Féilim James is an award-winning writer from Dublin, Ireland. In 2020, the Arts of Council of Ireland awarded Féilim a Literature Bursary Award to finish his debut novel, Flower of Ash, as well as a Professional Development Award. He received an Arts Bursary from Dublin City Arts Office in 2021 to finish his first poetry collection, I was a river, lost. 

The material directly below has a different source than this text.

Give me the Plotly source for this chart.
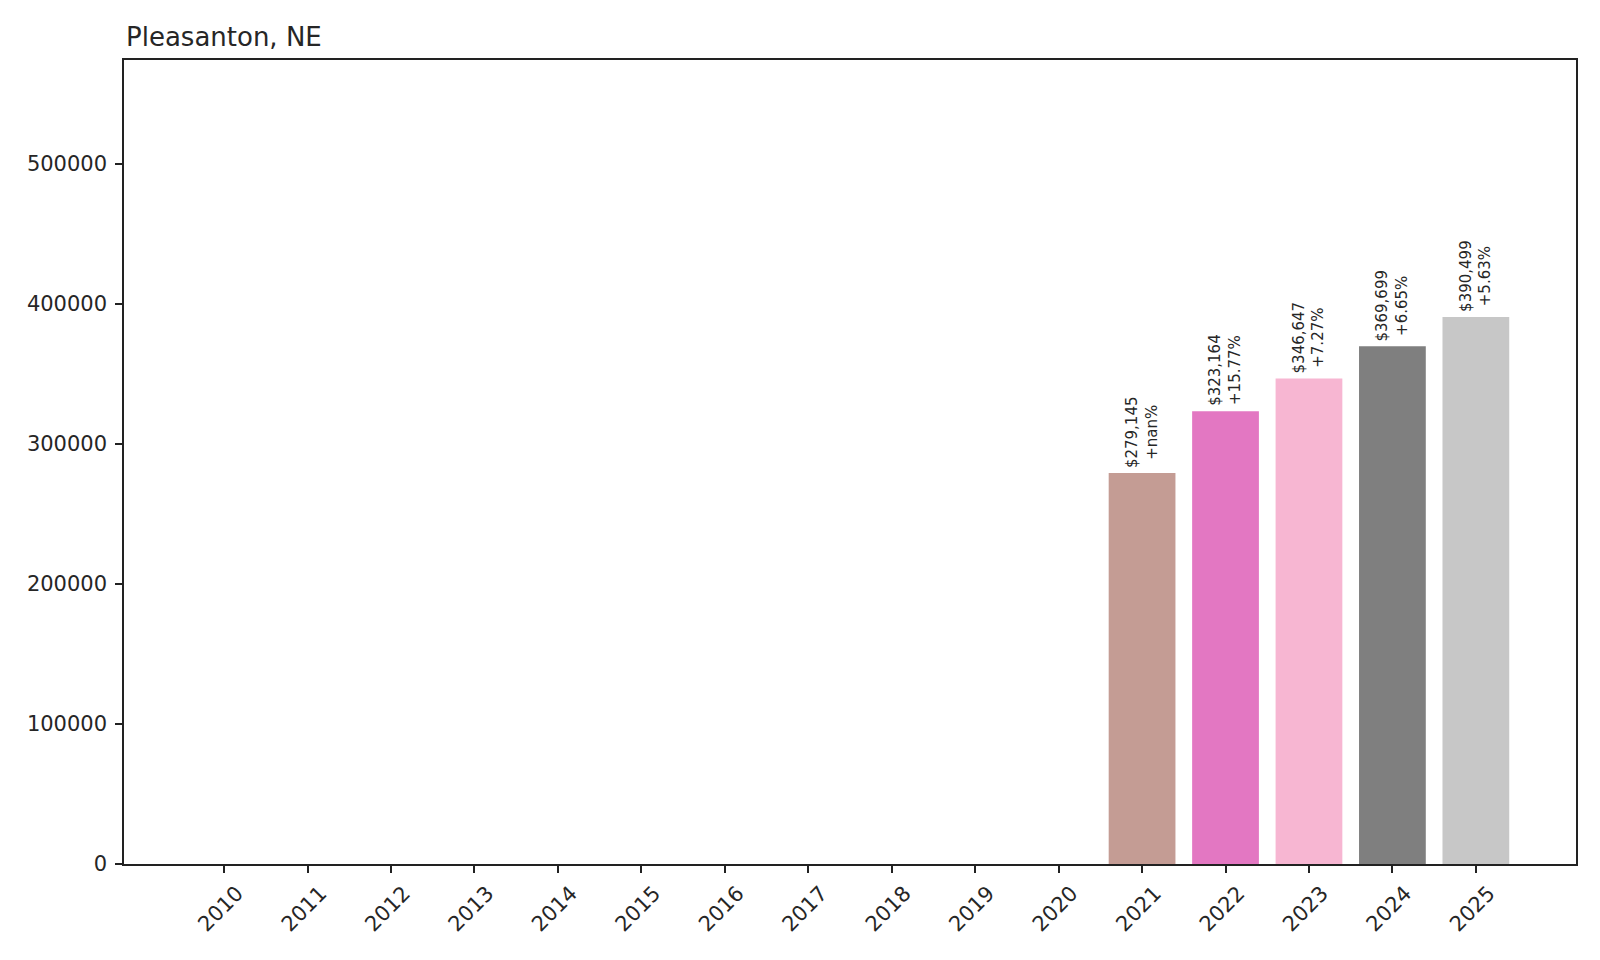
import pandas as pd
import plotly.graph_objects as go

# data
years = [str(y) for y in range(2010, 2026)]
home_values = [None] * 11 + [279145, 323164, 346647, 369699, 390499]

# matplotlib tab20, one colour per year in order
tab20 = [
    "#1f77b4", "#aec7e8", "#ff7f0e", "#ffbb78", "#2ca02c", "#98df8a",
    "#d62728", "#ff9896", "#9467bd", "#c5b0d5", "#8c564b", "#c49c94",
    "#e377c2", "#f7b6d2", "#7f7f7f", "#c7c7c7",
]

font_family = "DejaVu Sans"
text_color = "#262626"

s = pd.Series(home_values, index=years, dtype="float64")
pct = s.pct_change(fill_method=None) * 100

fig = go.Figure()
fig.add_trace(
    go.Bar(
        x=years,
        y=s.values,
        width=0.8,
        marker=dict(color=tab20[: len(years)], line=dict(width=0)),
        showlegend=False,
        hoverinfo="x+y",
    )
)

# value / change labels above each bar (rotated like the original)
annotations = []
for i, (year, val) in enumerate(s.items()):
    if pd.isna(val):
        continue
    p = pct[year]
    label = f"${val:,.0f}<br>+{p:.2f}%" if not pd.isna(p) else f"${val:,.0f}<br>+nan%"
    annotations.append(
        dict(
            x=i,  # category index, "2021" as a string gets read as a number
            y=val,
            xref="x",
            yref="y",
            text=label,
            textangle=-90,
            showarrow=False,
            xanchor="center",
            yanchor="bottom",
            yshift=3,
            font=dict(family=font_family, size=15, color=text_color),
        )
    )

# title, left aligned over the axes like plt.title(loc="left")
annotations.append(
    dict(
        x=0,
        y=1,
        xref="paper",
        yref="paper",
        text="Pleasanton, NE",
        showarrow=False,
        xanchor="left",
        yanchor="bottom",
        yshift=6,
        font=dict(family=font_family, size=26, color=text_color),
    )
)

axis_style = dict(
    showgrid=False,
    zeroline=False,
    showline=True,
    linecolor="#222222",
    linewidth=1.5,
    mirror=True,
    ticks="outside",
    ticklen=7,
    tickwidth=1.5,
    tickcolor="#222222",
    tickfont=dict(family=font_family, size=21, color=text_color),
)

fig.update_xaxes(
    type="category",
    range=[-1.2, len(years) - 1 + 1.2],
    tickangle=-45,
    ticklabelshift=13,
    **axis_style,
)
fig.update_yaxes(
    range=[0, 574000],
    dtick=100000,
    tickformat="d",
    ticklabelstandoff=4,
    **axis_style,
)

# page body has an 8px margin, so the margins are pulled in by 8px
fig.update_layout(
    width=1600,
    height=960,
    margin=dict(l=116, r=32, t=52, b=104),
    plot_bgcolor="white",
    paper_bgcolor="white",
    annotations=annotations,
    bargap=0.2,
)

fig.write_html("out.html")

His work through Irish, under Féilim Ó Brádaigh, has won seven Oireachtas na Gaeilge literary awards. His short fiction and poetry, through English and Irish, have appeared in a number of journals, including The Fiction Pool, The Galway Review, Icarus, Comhar,  A New Ulster, and the Trinity Journal of Literary Translation.  Visit his website: www.feilimwrites.com

A short film Féilim wrote, titled The Big No, produced by Smashing Times, was shortlisted by the IndieX Film Festival, and his play At Summer’s End has toured Ireland. At Summer’s End is based on the life-story of Ettie Steinberg, an Irish woman who was murdered, along with her family, at Auschwitz.

In The Big No, a young man tells the story of his psychological unravelling and subsequent mental health crisis. Told in the form of a voiceover monologue accompanied by compelling imagery, this poetic short film takes us on a journey of despair, introspection, and hope. As he battles against panic attacks and suicidal thoughts, he is forced to face the ‘why’ of his problems head on, learning some essential truths about himself and the world.

Féilim says ‘My inspirations are many and wide-ranging. To the fore are James Joyce, Sylvia Plath, John Banville, Marilynne Robinson, Ted Hughes, TS Eliot, Seán Ó Ríordáin, and Radiohead’.